Many people have e-mailed me asking what advice I might offer to an aspiring writer. Here are a few thoughts. A lot more could be said, obviously, but I hope you’ll find the following useful:

• Read, read, read. Read widely and voraciously. Since you’re looking at my web page, you probably have an interest in science fiction or fantasy (SF/F). Seek out the best in the field. (Look for my recommended reading list but only as a start; it doesn’t even pretend to be exhaustive.) Read the classics, both SF and other. I wish I’d read more of the non-SF classics when I was in school.

• Practice, practice, practice writing. Writing is a craft that requires both talent and acquired skills. You learn by doing, by making mistakes and then seeing where you went wrong. Short stories are a good training ground and an easier market to break into.

• If you’re wondering about a course to pursue in college, and you think you want a career in writing, choose the school that you think will give you the best all-around experience. Much of what I learned in college I learned outside the classroom. Study what interests you (though it doesn’t hurt to get some training for work that pays a salary!). What do you feel passionate about? Pursue it! You don’t need a certificate to write; you do need self-discipline and inner fire.

• Write from the soul, not from some notion about what you think the marketplace wants. The market is fickle; the soul is eternal.

• Don’t plan on making a lot of money from your writing. A survey by the Authors’ Guild a few years ago found that the average author earned about $4,000 a year from his or her writing. That was a general survey, but even in the genres, there are plenty of people struggling—many of them quite good writers. If you make it into print, you are doing well. If you succeed in breaking out commercially, you will be among the fortunate few.

• Seek out constructive feedback on your work. Take suggestions seriously, and learn from them. Not all criticisms will be on the mark, but even those that aren’t can help you spot problems that need attention. You must decide for yourself which suggestions to take, and which to leave. Writing workshops can be invaluable—not just to the aspiring writer but also to the working professional. I have belonged to a local writing group for over fifteen years, and they critique every piece of work I do before it goes to a publisher. My writing is far better for it. There are numerous online workshops available, both on the Internet and on the big commercial services. See my recommended reading list for a guidebook to writing workshops.

• Don’t send me your manuscripts. I can’t read them. I’m not an editor, and I’m busy trying to earn a living myself. Nor can I find you an agent or a publisher. You’ve got to do your own legwork. I know how hard it is, but there’s just no other way.

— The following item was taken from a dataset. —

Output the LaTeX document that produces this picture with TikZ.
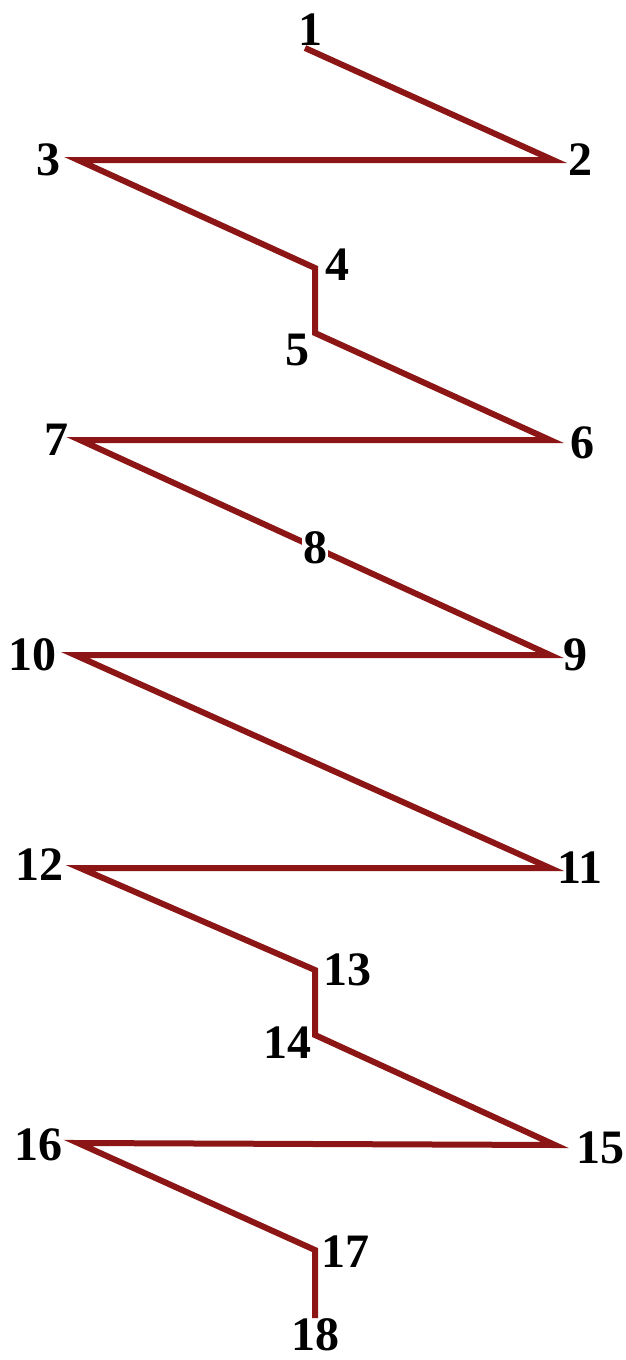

• Seek out good sources of information. There are many fine books on writing, some of them general and some specifically oriented toward writing SF/F. The SFFWA (Science Fiction and Fantasy Writers of America) web page has links to numerous writer-friendly resources on the net. There’s a link to the SFFWA page at the bottom of my home page. Your library has many resources as well. Ask to see The Literary Marketplace, which lists both publishers and agents.

• Be determined, and be thick-skinned. I collected rejection slips for six years before I finally sold my first short story. Why did I keep going? Was I crazy? Probably. I was convinced I could do it, and I refused to take no for an answer.

• Once you decide you’re ready to begin submitting to publishers, I suggest the following rule: Always have the next market in mind. If your story comes back with a rejection note, don’t take it personally or stew about it. GET IT IN THE MAIL TO ANOTHER MARKET THAT SAME DAY. (Then you can go back to whatever it is you were doing, preferably writing the next story.)

Good luck, and I look forward to seeing your work in print!